Brief Review


Out of the Poverty Trap: A Conservative Strategy for Welfare Reform, by Stuart Butler and Anna Kondratas, New York: Free Press, 243 pages, $17.95.

Most of the ideas and themes presented in Out of the Poverty Trap should be familiar to REASON's readers. Stuart Butler, who directs domestic policy studies at the Heritage Foundation, is best known as the man who brought enterprise zones and privatization to prominence among policymakers. Anna Kondratas did excellent work for Heritage on welfare issues before joining the U.S. Department of Agriculture.

Out of the Poverty Trap combines Butler's privatization proposals with the self-help theories advanced by Robert Woodson and Cicero Wilson. Most of the authors' proposals are neither new nor terribly radical. Their calls for transferring power from federal bureaucrats to the poor, establishing "welfare opportunity zones" (areas where different forms of welfare deregulation can be tested), and strengthening entrepreneurship among the poor are all ideas that market-oriented people will welcome. Most of the book is a sensible, thoughtful critique of the welfare state.
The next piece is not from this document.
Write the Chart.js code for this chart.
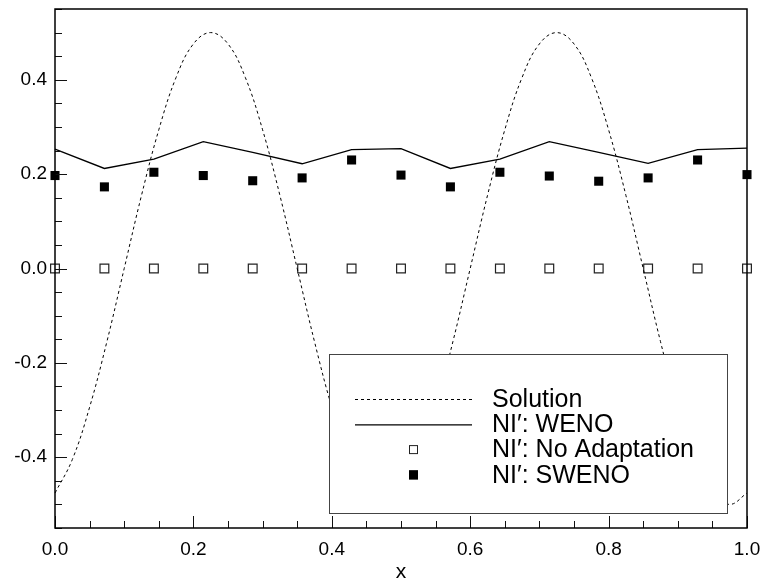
<!DOCTYPE html>
<html>
<head>
<meta charset="utf-8">
<script src="https://cdn.jsdelivr.net/npm/chart.js@4.4.1/dist/chart.umd.min.js"></script>
<style>
  body { margin: 0; background: #fff; }
  canvas { display: block; }
</style>
</head>
<body>
<canvas id="chart" width="767" height="585"></canvas>
<script>
// node positions and values
const xNodes = [0, 0.0714, 0.1429, 0.2143, 0.2857, 0.3571, 0.4286, 0.5, 0.5714, 0.6429, 0.7143, 0.7857, 0.8571, 0.9286, 1.0];
const wenoValues = [0.253, 0.212, 0.232, 0.269, 0.246, 0.222, 0.252, 0.254, 0.212, 0.232, 0.269, 0.246, 0.223, 0.252, 0.255];
const noAdaptValues = [0, 0, 0, 0, 0, 0, 0, 0, 0, 0, 0, 0, 0, 0, 0];
const swenoValues = [0.197, 0.173, 0.204, 0.197, 0.186, 0.192, 0.230, 0.198, 0.173, 0.204, 0.196, 0.185, 0.192, 0.230, 0.199];

// exact solution curve
const solX = [0, 0.025, 0.05, 0.075, 0.1, 0.125, 0.15, 0.175, 0.2, 0.225, 0.25, 0.275, 0.3, 0.325, 0.35, 0.375, 0.4, 0.425, 0.45, 0.475,
              0.5, 0.525, 0.55, 0.575, 0.6, 0.625, 0.65, 0.675, 0.7, 0.725, 0.75, 0.775, 0.8, 0.825, 0.85, 0.875, 0.9, 0.925, 0.95, 0.975, 1.0];
const solY = [-0.476, -0.405, -0.294, -0.155, 0, 0.155, 0.294, 0.405, 0.476, 0.5, 0.476, 0.405, 0.294, 0.155, 0, -0.155, -0.294, -0.405, -0.476, -0.5,
              -0.476, -0.405, -0.294, -0.155, 0, 0.155, 0.294, 0.405, 0.476, 0.5, 0.476, 0.405, 0.294, 0.155, 0, -0.155, -0.294, -0.405, -0.476, -0.5, -0.476];

const xTicks = [0, 0.2, 0.4, 0.6, 0.8, 1.0];
const yTicks = [-0.4, -0.2, 0, 0.2, 0.4];

const FONT = "'Liberation Sans', Arial, Helvetica, sans-serif";

const pts = (xs, ys) => xs.map((x, i) => ({ x: x, y: ys[i] }));

// frame + inward tick marks, tecplot style
const frameTicks = {
  id: 'frameTicks',
  afterDraw(chart) {
    const { ctx, chartArea: a, scales } = chart;
    ctx.save();
    ctx.strokeStyle = '#111';
    ctx.lineWidth = 1;
    ctx.beginPath();
    for (let v = -0.55; v <= 0.5501; v += 0.05) {
      const y = Math.round(scales.y.getPixelForValue(v)) + 0.5;
      const major = yTicks.some(t => Math.abs(t - v) < 1e-6);
      ctx.moveTo(a.left, y);
      ctx.lineTo(a.left + (major ? 12 : 7), y);
    }
    for (let v = 0; v <= 1.0001; v += 0.05) {
      const x = Math.round(scales.x.getPixelForValue(v)) + 0.5;
      const major = xTicks.some(t => Math.abs(t - v) < 1e-6);
      ctx.moveTo(x, a.bottom);
      ctx.lineTo(x, a.bottom - (major ? 12 : 7));
    }
    ctx.stroke();
    ctx.lineWidth = 1.5;
    ctx.strokeStyle = '#000';
    ctx.strokeRect(a.left, a.top, a.right - a.left, a.bottom - a.top);
    ctx.restore();
  }
};

// boxed legend drawn over the curves
const boxLegend = {
  id: 'boxLegend',
  afterDatasetsDraw(chart, args, opts) {
    const { ctx } = chart;
    const b = opts.box;
    ctx.save();
    ctx.fillStyle = '#fff';
    ctx.fillRect(b.left, b.top, b.right - b.left, b.bottom - b.top);
    ctx.strokeStyle = '#444';
    ctx.lineWidth = 1;
    ctx.strokeRect(b.left + 0.5, b.top + 0.5, b.right - b.left, b.bottom - b.top);
    ctx.font = '25px ' + FONT;
    ctx.textBaseline = 'middle';
    chart.data.datasets.forEach((ds, i) => {
      const y = b.firstRow + i * b.rowGap;
      const x0 = b.left + 26, x1 = b.left + 143, xm = (x0 + x1) / 2;
      ctx.strokeStyle = '#000';
      if (ds.showLine) {
        ctx.lineWidth = ds.borderWidth;
        ctx.setLineDash(ds.borderDash || []);
        ctx.beginPath();
        ctx.moveTo(x0, y + 0.5);
        ctx.lineTo(x1, y + 0.5);
        ctx.stroke();
        ctx.setLineDash([]);
      } else {
        const s = 4.5;
        ctx.fillStyle = ds.pointBackgroundColor;
        ctx.fillRect(xm - s, y - s, 2 * s, 2 * s);
        ctx.lineWidth = 1;
        ctx.strokeStyle = ds.pointBorderColor;
        ctx.strokeRect(xm - s + 0.5, y - s + 0.5, 2 * s - 1, 2 * s - 1);
      }
      ctx.fillStyle = '#000';
      ctx.fillText(ds.label, b.left + 163, y + 1);
    });
    ctx.restore();
  }
};

new Chart(document.getElementById('chart'), {
  type: 'scatter',
  data: {
    datasets: [
      {
        label: 'Solution',
        data: pts(solX, solY),
        showLine: true,
        borderColor: '#000',
        borderWidth: 1,
        borderDash: [3, 3],
        tension: 0.4,
        pointRadius: 0
      },
      {
        label: 'NI\u2032: WENO',
        data: pts(xNodes, wenoValues),
        showLine: true,
        borderColor: '#000',
        borderWidth: 1.3,
        pointRadius: 0
      },
      {
        label: 'NI\u2032: No Adaptation',
        data: pts(xNodes, noAdaptValues),
        showLine: false,
        pointStyle: 'rect',
        pointRadius: 6.2,
        pointBorderWidth: 1.2,
        pointBorderColor: '#222',
        pointBackgroundColor: '#fff'
      },
      {
        label: 'NI\u2032: SWENO',
        data: pts(xNodes, swenoValues),
        showLine: false,
        pointStyle: 'rect',
        pointRadius: 6.4,
        pointBorderWidth: 0,
        pointBorderColor: '#000',
        pointBackgroundColor: '#000'
      }
    ]
  },
  options: {
    responsive: false,
    devicePixelRatio: 1,
    animation: false,
    clip: false,
    layout: { padding: { left: 0, right: 20, top: 9, bottom: 0 } },
    plugins: {
      legend: { display: false },
      tooltip: { enabled: false },
      boxLegend: {
        box: { left: 329, top: 354, right: 727, bottom: 513, firstRow: 399, rowGap: 25.3 }
      }
    },
    scales: {
      x: {
        type: 'linear',
        min: 0,
        max: 1,
        grid: { display: false, drawTicks: false },
        border: { display: false },
        afterBuildTicks: s => { s.ticks = xTicks.map(v => ({ value: v })); },
        afterFit: s => { s.height = 57; s.paddingLeft = 0; s.paddingRight = 0; },
        ticks: {
          padding: 10,
          color: '#000',
          font: { family: FONT, size: 19 },
          callback: v => v.toFixed(1)
        },
        title: {
          display: true,
          text: 'x',
          color: '#000',
          font: { family: FONT, size: 21 },
          padding: { top: 0, bottom: 0 }
        }
      },
      y: {
        type: 'linear',
        min: -0.55,
        max: 0.55,
        grid: { display: false, drawTicks: false },
        border: { display: false },
        afterBuildTicks: s => { s.ticks = yTicks.map(v => ({ value: v })); },
        afterFit: s => { s.width = 55; s.paddingTop = 0; s.paddingBottom = 0; },
        ticks: {
          padding: 8,
          color: '#000',
          font: { family: FONT, size: 19 },
          callback: v => v.toFixed(1)
        }
      }
    }
  },
  plugins: [boxLegend, frameTicks]
});
</script>
</body>
</html>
Unfortunately, the authors take a defensive attitude toward welfare. The book seems to address liberals looking for a reasonable alternative to the failed programs of today. But in their efforts to please the left, the authors capitulate on many important issues, particularly in areas where they believe the government should legislate morality. Why, for example, should the state force fathers to pay child support (a proposal designed by the Urban Institute)? Why should the government mandate that workers must save money for health insurance? If national health insurance is as inevitable as the authors predict, why isn't it already in force in the United States?
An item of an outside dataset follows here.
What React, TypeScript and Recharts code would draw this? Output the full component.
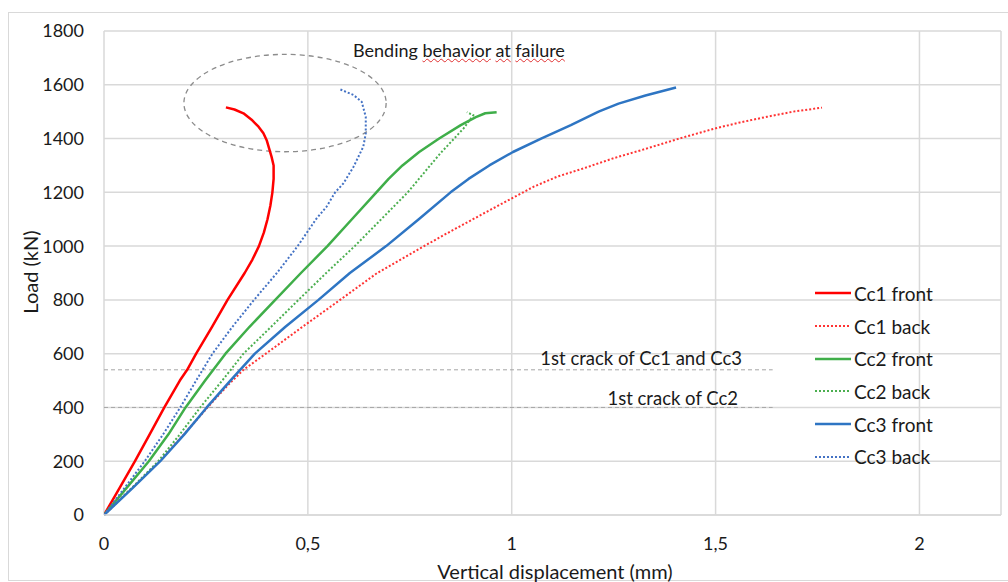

However, the authors' sensible proposals far outnumber their irritating ones. Particularly helpful are the sections where they discuss the history of welfare. The reader learns, for example, that the Great Society of the 1960s was created, not because of popular demand, but as "a campaign exercise under the Kennedy Administration." As Sen. Daniel Moynihan wrote in Family and Nation (1986), neither the voters nor the poor "asked for" Johnson-era welfare programs.

Butler and Kondratas's "conservative welfare state" is not George Will's; the welfare state they propose would be far smaller, far more efficient, and far more humane than today's programs. But readers of this book should understand that the proposals the authors advance are partial, but not complete, solutions to reducing poverty in America.